Y también es verdad, aunque tenga que prometer esta vez por la Constitución de 1837, que cuando le contaba esta historia a un amigo, sin terminar de poner en pie el significado oculto del adjetivo, me respondía mi amigo con el siempre desagradable "y yo más" y me contaba, prometiendo por la Constitución de 1845, que conocía a un tipo que afirmaba con rotundidad que el gran problema que tenía España era que estaba llena de melancólicos que intentaban que todo fuera mal para, con esa excusa, estrujar a los humildes y aunque nunca explicaba lo que para él significaba el término melancólico, sí juraba por la Constitución de 1869, que acabando con los melancólicos se acababa con el problema de España, que no tenía su causa en la manta de sinvergüenzas que la gobernaban, sino en la innegable realidad de su melancolía. Total que mi amigo y un servidor, a pesar de echar mano del extenso articulado de la Constitución de 1876, de la del 1931 e incluso de los proyectos de 1852, 1873 o de 1929 llegamos a la conclusión de que aquí, más que un problema de Constituciones, hay un problema con el lenguaje y que no suele coincidir lo que las palabras quieren decir con lo que el personal entiende que dicen las palabras. Lo digo porque Rajoy, a estas alturas, no sé si quiere promover un cambio de la Constitución para que todos estemos un poco más cómodos, algo de lo que este país tiene costumbre o, por el contrario, promover un congreso de semántica para que nos entendamos todos un poco mejor. 

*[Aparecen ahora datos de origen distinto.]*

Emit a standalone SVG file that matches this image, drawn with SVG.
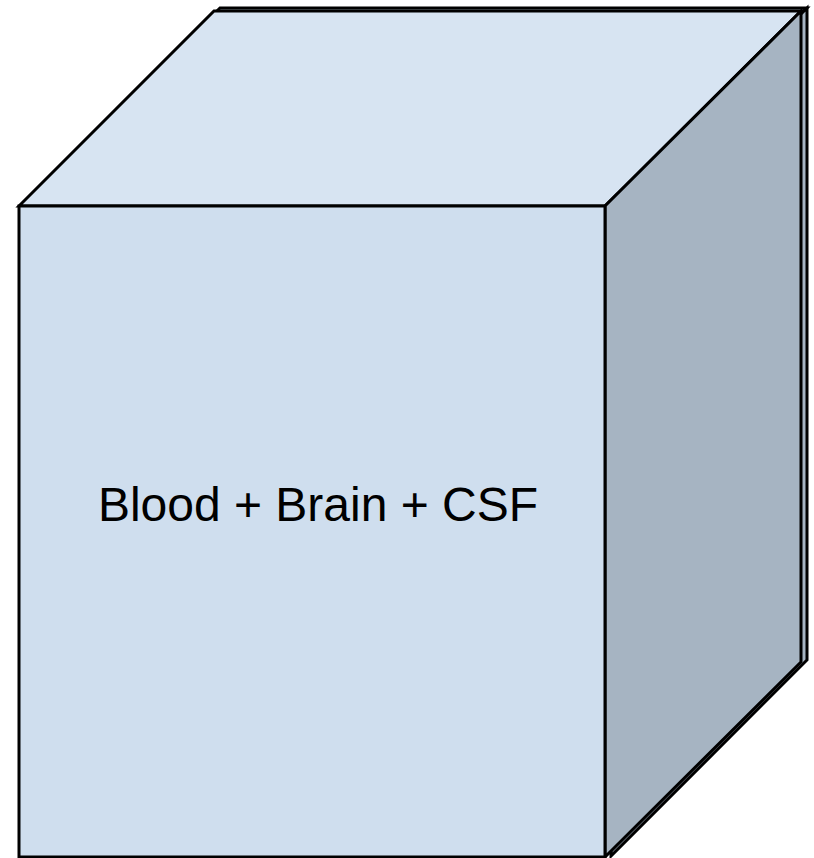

O, al menos, que el ministro progre del gobierno publique un diccionario Gallardón-español y así sabríamos lo que realmente quiere decir cuando propone leyes y si habla de justicia universal, entenderíamos que en realidad lo que quiere es acabar con ella y que los criminales de fuera de nuestras fronteras se froten las manos satisfechos o si habla del aborto, entenderíamos que no es para que las mujeres ejerzan su dignidad de ciudadanas libres, sino para que esos seres frívolos e irresponsables queden, como dios manda, bajo el control de un cura o un siquiatra. Y es que este ministro de dios no se sabe si es más pusilánime que melancólico.